WHAT THIS TASK INVOLVES:
Without including any pictures, write out all the entries exactly.

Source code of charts
* * * * * * *

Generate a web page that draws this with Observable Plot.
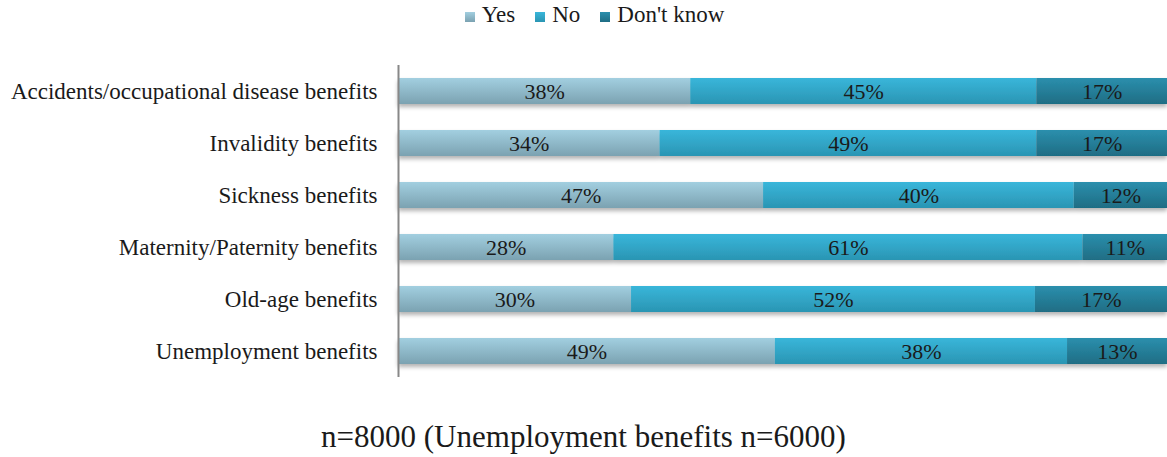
<!DOCTYPE html>
<html>
<head>
<meta charset="utf-8">
<script src="https://cdn.jsdelivr.net/npm/d3@7"></script>
<script src="https://cdn.jsdelivr.net/npm/@observablehq/plot@0.6"></script>
<style>
  body { margin: 0; background: #fff; width: 1167px; overflow: hidden; font-family: "Liberation Serif", "DejaVu Serif", serif; color: #1a1a1a; }
  #legend { height: 34px; line-height: 30px; display: flex; justify-content: center; align-items: baseline; font-size: 23px; padding-left: 22px; }
  #legend .item { display: flex; align-items: baseline; margin: 0 10px; }
  #legend .sw { display: inline-block; width: 10px; height: 10px; margin-right: 7px; }
  #caption { margin-top: 15px; text-align: center; font-size: 31px; line-height: 36px; }
</style>
</head>
<body>
<div id="legend"></div>
<div id="chart"></div>
<div id="caption">n=8000 (Unemployment benefits n=6000)</div>
<script>
const categories = [
  "Accidents/occupational disease benefits",
  "Invalidity benefits",
  "Sickness benefits",
  "Maternity/Paternity benefits",
  "Old-age benefits",
  "Unemployment benefits"
];
const series = ["Yes", "No", "Don't know"];
const yesValues = [38, 34, 47, 28, 30, 49];
const noValues = [45, 49, 40, 61, 52, 38];
const dontKnowValues = [17, 17, 12, 11, 17, 13];
const seriesValues = [yesValues, noValues, dontKnowValues];

const gradTop = ["#a2cfe0", "#39b6da", "#2b8fad"];
const gradBottom = ["#7ba2b1", "#2a95b3", "#1f6d84"];
const gradIds = ["gYes", "gNo", "gDk"];

const data = [];
categories.forEach((c, i) => {
  series.forEach((s, j) => {
    data.push({cat: c, series: s, value: seriesValues[j][i]});
  });
});

const stackOpts = {x: "value", y: "cat", z: "series", offset: "normalize"};
const serif = "'Liberation Serif', 'DejaVu Serif', serif";

const plot = Plot.plot({
  width: 1167,
  height: 370,
  marginLeft: 398,
  marginRight: 0,
  marginTop: 31,
  marginBottom: 27,
  style: {fontFamily: serif, fontSize: "22px", color: "#1a1a1a"},
  x: {domain: [0, 1], axis: null},
  y: {domain: categories, paddingInner: 0.5, paddingOuter: 0.25, axis: null},
  color: {domain: series, range: gradIds.map(id => `url(#${id})`)},
  marks: [
    Plot.barX(data, Plot.stackX({...stackOpts, fill: "series"})),
    Plot.text(data, Plot.stackX({...stackOpts, text: d => `${d.value}%`, fill: "#1a1a1a", fontSize: 22, fontFamily: serif})),
    Plot.axisY({tickSize: 0, tickPadding: 21, fontSize: 23, fontFamily: serif, fill: "#1a1a1a", label: null}),
    Plot.ruleX([0], {stroke: "#888", strokeWidth: 2})
  ]
});

const svg = d3.select(plot);
const defs = svg.insert("defs", ":first-child");
gradIds.forEach((id, i) => {
  const g = defs.append("linearGradient").attr("id", id).attr("x1", 0).attr("x2", 0).attr("y1", 0).attr("y2", 1);
  g.append("stop").attr("offset", "0%").attr("stop-color", gradTop[i]);
  g.append("stop").attr("offset", "100%").attr("stop-color", gradBottom[i]);
});
const f = defs.append("filter").attr("id", "shadow").attr("x", "-5%").attr("y", "-30%").attr("width", "110%").attr("height", "180%");
f.append("feDropShadow").attr("dx", 0).attr("dy", 3).attr("stdDeviation", 2).attr("flood-color", "#000").attr("flood-opacity", 0.3);
svg.select('g[aria-label="bar"]').attr("filter", "url(#shadow)");

document.getElementById("chart").appendChild(plot);

const legend = document.getElementById("legend");
series.forEach((s, i) => {
  const item = document.createElement("span");
  item.className = "item";
  const sw = document.createElement("span");
  sw.className = "sw";
  sw.style.background = `linear-gradient(${gradTop[i]}, ${gradBottom[i]})`;
  item.appendChild(sw);
  item.appendChild(document.createTextNode(s));
  legend.appendChild(item);
});
</script>
</body>
</html>
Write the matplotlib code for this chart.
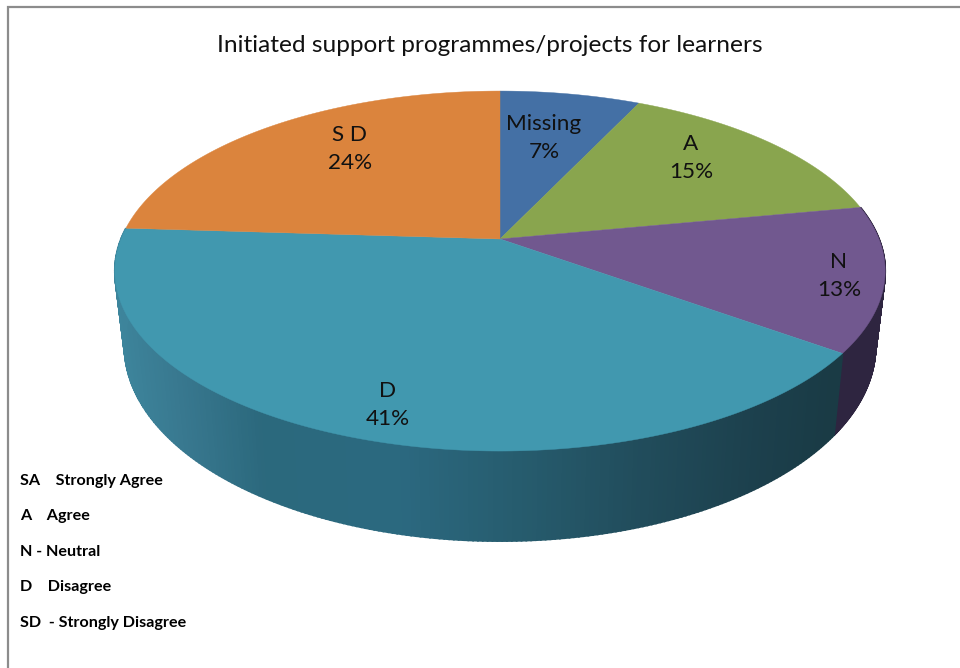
import numpy as np
import matplotlib
matplotlib.use("Agg")
import matplotlib.pyplot as plt

# --- data -------------------------------------------------------------
categories = ["Missing", "A", "N", "D", "S D"]
values = [7, 15, 13, 41, 24]
title = "Initiated support programmes/projects for learners"
key_lines = ["SA    Strongly Agree", "A    Agree", "N - Neutral", "D    Disagree", "SD  - Strongly Disagree"]

# --- styles -----------------------------------------------------------
top_colors = ["#4470a5", "#89a54e", "#71588f", "#4198af", "#db843d"]
side_stops_x = [115, 180, 260, 400, 520, 640, 760, 835]
side_stops_c = [(0.24, 0.52, 0.61), (0.22, 0.47, 0.56), (0.17, 0.41, 0.49), (0.17, 0.41, 0.50),
                (0.15, 0.36, 0.43), (0.13, 0.30, 0.36), (0.11, 0.25, 0.30), (0.10, 0.23, 0.27)]
purple_side = "#2e2540"
label_pos = [(544, 138), (691, 158), (839, 276), (388, 405), (350, 149)]
FONT = "Lato"

CX, CY, K, A, B = 500.0, 239.0, 0.178, 174.3, 379.0


def top_xy(theta):
    """Clockwise angle from 12 o'clock, on the disc of radius r=1, to canvas."""
    u, v = np.sin(theta), np.cos(theta)
    d = 1 + K * v
    return CX + B * u / d, CY - A * v / d


def bottom_xy(theta):
    x, y = top_xy(theta)
    return CX + (x - CX) * 0.975, y + 90 - (451 - y) * 0.083


fig = plt.figure(figsize=(9.6, 6.68), dpi=100)
ax = fig.add_axes([0, 0, 1, 1])
ax.set_xlim(0, 960)
ax.set_ylim(668, 0)
ax.axis("off")

# frame (left and top only)
ax.plot([7.5, 7.5, 960], [668, 6.5, 6.5], color="#8c8c8c", lw=1.6, solid_joinstyle="miter")

edges = np.cumsum([0] + values) / sum(values) * 2 * np.pi

# rim: only the two front slices show a side wall
for i in range(len(values)):
    if categories[i] not in ("D", "N"):
        continue
    th = np.linspace(edges[i], edges[i + 1], 240)
    for a, b in zip(th[:-1], th[1:]):
        if np.cos((a + b) / 2) > 0.22:
            continue
        xa, ya = top_xy(a)
        xb, yb = top_xy(b)
        xc, yc = bottom_xy(b)
        xd, yd = bottom_xy(a)
        if categories[i] == "D":
            mid = (xa + xb) / 2
            col = [np.interp(mid, side_stops_x, [c[k] for c in side_stops_c]) for k in range(3)]
        else:
            col = purple_side
        ax.fill([xa, xb, xc, xd], [ya, yb, yc, yd], facecolor=col, edgecolor=col, lw=1.3, zorder=2)

# top face
for i in range(len(values)):
    th = np.linspace(edges[i], edges[i + 1], 200)
    x, y = top_xy(th)
    ax.fill(np.r_[CX, x], np.r_[CY, y], color=top_colors[i], lw=0.3, zorder=3)

# labels
for name, val, (lx, ly) in zip(categories, values, label_pos):
    ax.text(lx, ly, f"{name}\n{val}%", ha="center", va="center", fontsize=16.2,
            family=FONT, color="#111111", linespacing=1.5, zorder=4)

ax.text(490, 45, title, ha="center", va="center", fontsize=17.6, family=FONT, color="#111111")

for line, y in zip(key_lines, [481, 516, 552, 587, 623]):
    ax.text(20, y, line, ha="left", va="center", fontsize=11.6, family=FONT,
            color="#000000", weight="bold")

fig.savefig("out.png", dpi=100, facecolor="white")
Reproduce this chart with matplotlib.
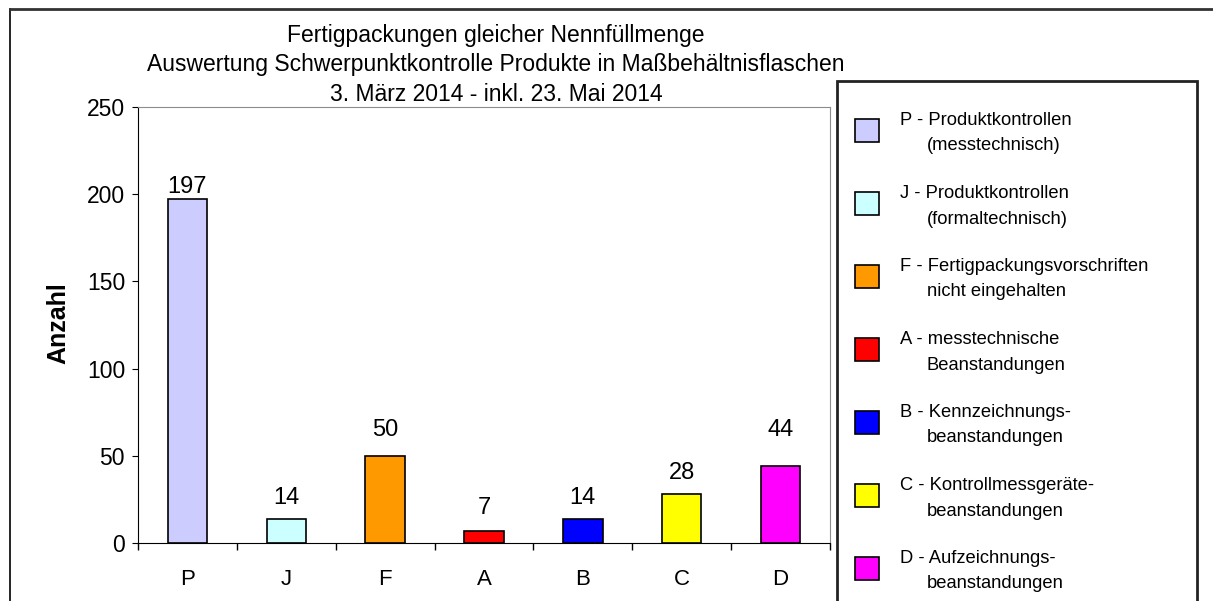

* * * * * * *

ANSWER TO THE PROBLEM:
Generate a web page that draws this with Observable Plot.
<!DOCTYPE html>
<html>
<head>
<meta charset="utf-8">
<script src="https://cdn.jsdelivr.net/npm/d3@7"></script>
<script src="https://cdn.jsdelivr.net/npm/@observablehq/plot@0.6"></script>
<style>
  body { margin: 0; background: #fff; width: 1167px; overflow: hidden; font-family: "Liberation Serif", "DejaVu Serif", serif; color: #1a1a1a; }
  #legend { height: 34px; line-height: 30px; display: flex; justify-content: center; align-items: baseline; font-size: 23px; padding-left: 22px; }
  #legend .item { display: flex; align-items: baseline; margin: 0 10px; }
  #legend .sw { display: inline-block; width: 10px; height: 10px; margin-right: 7px; }
  #caption { margin-top: 15px; text-align: center; font-size: 31px; line-height: 36px; }
</style>
</head>
<body>
<div id="legend"></div>
<div id="chart"></div>
<div id="caption">n=8000 (Unemployment benefits n=6000)</div>
<script>
const categories = [
  "Accidents/occupational disease benefits",
  "Invalidity benefits",
  "Sickness benefits",
  "Maternity/Paternity benefits",
  "Old-age benefits",
  "Unemployment benefits"
];
const series = ["Yes", "No", "Don't know"];
const yesValues = [38, 34, 47, 28, 30, 49];
const noValues = [45, 49, 40, 61, 52, 38];
const dontKnowValues = [17, 17, 12, 11, 17, 13];
const seriesValues = [yesValues, noValues, dontKnowValues];

const gradTop = ["#a2cfe0", "#39b6da", "#2b8fad"];
const gradBottom = ["#7ba2b1", "#2a95b3", "#1f6d84"];
const gradIds = ["gYes", "gNo", "gDk"];

const data = [];
categories.forEach((c, i) => {
  series.forEach((s, j) => {
    data.push({cat: c, series: s, value: seriesValues[j][i]});
  });
});

const stackOpts = {x: "value", y: "cat", z: "series", offset: "normalize"};
const serif = "'Liberation Serif', 'DejaVu Serif', serif";

const plot = Plot.plot({
  width: 1167,
  height: 370,
  marginLeft: 398,
  marginRight: 0,
  marginTop: 31,
  marginBottom: 27,
  style: {fontFamily: serif, fontSize: "22px", color: "#1a1a1a"},
  x: {domain: [0, 1], axis: null},
  y: {domain: categories, paddingInner: 0.5, paddingOuter: 0.25, axis: null},
  color: {domain: series, range: gradIds.map(id => `url(#${id})`)},
  marks: [
    Plot.barX(data, Plot.stackX({...stackOpts, fill: "series"})),
    Plot.text(data, Plot.stackX({...stackOpts, text: d => `${d.value}%`, fill: "#1a1a1a", fontSize: 22, fontFamily: serif})),
    Plot.axisY({tickSize: 0, tickPadding: 21, fontSize: 23, fontFamily: serif, fill: "#1a1a1a", label: null}),
    Plot.ruleX([0], {stroke: "#888", strokeWidth: 2})
  ]
});

const svg = d3.select(plot);
const defs = svg.insert("defs", ":first-child");
gradIds.forEach((id, i) => {
  const g = defs.append("linearGradient").attr("id", id).attr("x1", 0).attr("x2", 0).attr("y1", 0).attr("y2", 1);
  g.append("stop").attr("offset", "0%").attr("stop-color", gradTop[i]);
  g.append("stop").attr("offset", "100%").attr("stop-color", gradBottom[i]);
});
const f = defs.append("filter").attr("id", "shadow").attr("x", "-5%").attr("y", "-30%").attr("width", "110%").attr("height", "180%");
f.append("feDropShadow").attr("dx", 0).attr("dy", 3).attr("stdDeviation", 2).attr("flood-color", "#000").attr("flood-opacity", 0.3);
svg.select('g[aria-label="bar"]').attr("filter", "url(#shadow)");

document.getElementById("chart").appendChild(plot);

const legend = document.getElementById("legend");
series.forEach((s, i) => {
  const item = document.createElement("span");
  item.className = "item";
  const sw = document.createElement("span");
  sw.className = "sw";
  sw.style.background = `linear-gradient(${gradTop[i]}, ${gradBottom[i]})`;
  item.appendChild(sw);
  item.appendChild(document.createTextNode(s));
  legend.appendChild(item);
});
</script>
</body>
</html>
Write the matplotlib code for this chart.
import numpy as np
import matplotlib
matplotlib.use("Agg")
import matplotlib.pyplot as plt

# --- data -------------------------------------------------------------
categories = ["Missing", "A", "N", "D", "S D"]
values = [7, 15, 13, 41, 24]
title = "Initiated support programmes/projects for learners"
key_lines = ["SA    Strongly Agree", "A    Agree", "N - Neutral", "D    Disagree", "SD  - Strongly Disagree"]

# --- styles -----------------------------------------------------------
top_colors = ["#4470a5", "#89a54e", "#71588f", "#4198af", "#db843d"]
side_stops_x = [115, 180, 260, 400, 520, 640, 760, 835]
side_stops_c = [(0.24, 0.52, 0.61), (0.22, 0.47, 0.56), (0.17, 0.41, 0.49), (0.17, 0.41, 0.50),
                (0.15, 0.36, 0.43), (0.13, 0.30, 0.36), (0.11, 0.25, 0.30), (0.10, 0.23, 0.27)]
purple_side = "#2e2540"
label_pos = [(544, 138), (691, 158), (839, 276), (388, 405), (350, 149)]
FONT = "Lato"

CX, CY, K, A, B = 500.0, 239.0, 0.178, 174.3, 379.0


def top_xy(theta):
    """Clockwise angle from 12 o'clock, on the disc of radius r=1, to canvas."""
    u, v = np.sin(theta), np.cos(theta)
    d = 1 + K * v
    return CX + B * u / d, CY - A * v / d


def bottom_xy(theta):
    x, y = top_xy(theta)
    return CX + (x - CX) * 0.975, y + 90 - (451 - y) * 0.083


fig = plt.figure(figsize=(9.6, 6.68), dpi=100)
ax = fig.add_axes([0, 0, 1, 1])
ax.set_xlim(0, 960)
ax.set_ylim(668, 0)
ax.axis("off")

# frame (left and top only)
ax.plot([7.5, 7.5, 960], [668, 6.5, 6.5], color="#8c8c8c", lw=1.6, solid_joinstyle="miter")

edges = np.cumsum([0] + values) / sum(values) * 2 * np.pi

# rim: only the two front slices show a side wall
for i in range(len(values)):
    if categories[i] not in ("D", "N"):
        continue
    th = np.linspace(edges[i], edges[i + 1], 240)
    for a, b in zip(th[:-1], th[1:]):
        if np.cos((a + b) / 2) > 0.22:
            continue
        xa, ya = top_xy(a)
        xb, yb = top_xy(b)
        xc, yc = bottom_xy(b)
        xd, yd = bottom_xy(a)
        if categories[i] == "D":
            mid = (xa + xb) / 2
            col = [np.interp(mid, side_stops_x, [c[k] for c in side_stops_c]) for k in range(3)]
        else:
            col = purple_side
        ax.fill([xa, xb, xc, xd], [ya, yb, yc, yd], facecolor=col, edgecolor=col, lw=1.3, zorder=2)

# top face
for i in range(len(values)):
    th = np.linspace(edges[i], edges[i + 1], 200)
    x, y = top_xy(th)
    ax.fill(np.r_[CX, x], np.r_[CY, y], color=top_colors[i], lw=0.3, zorder=3)

# labels
for name, val, (lx, ly) in zip(categories, values, label_pos):
    ax.text(lx, ly, f"{name}\n{val}%", ha="center", va="center", fontsize=16.2,
            family=FONT, color="#111111", linespacing=1.5, zorder=4)

ax.text(490, 45, title, ha="center", va="center", fontsize=17.6, family=FONT, color="#111111")

for line, y in zip(key_lines, [481, 516, 552, 587, 623]):
    ax.text(20, y, line, ha="left", va="center", fontsize=11.6, family=FONT,
            color="#000000", weight="bold")

fig.savefig("out.png", dpi=100, facecolor="white")
Reproduce this chart with matplotlib.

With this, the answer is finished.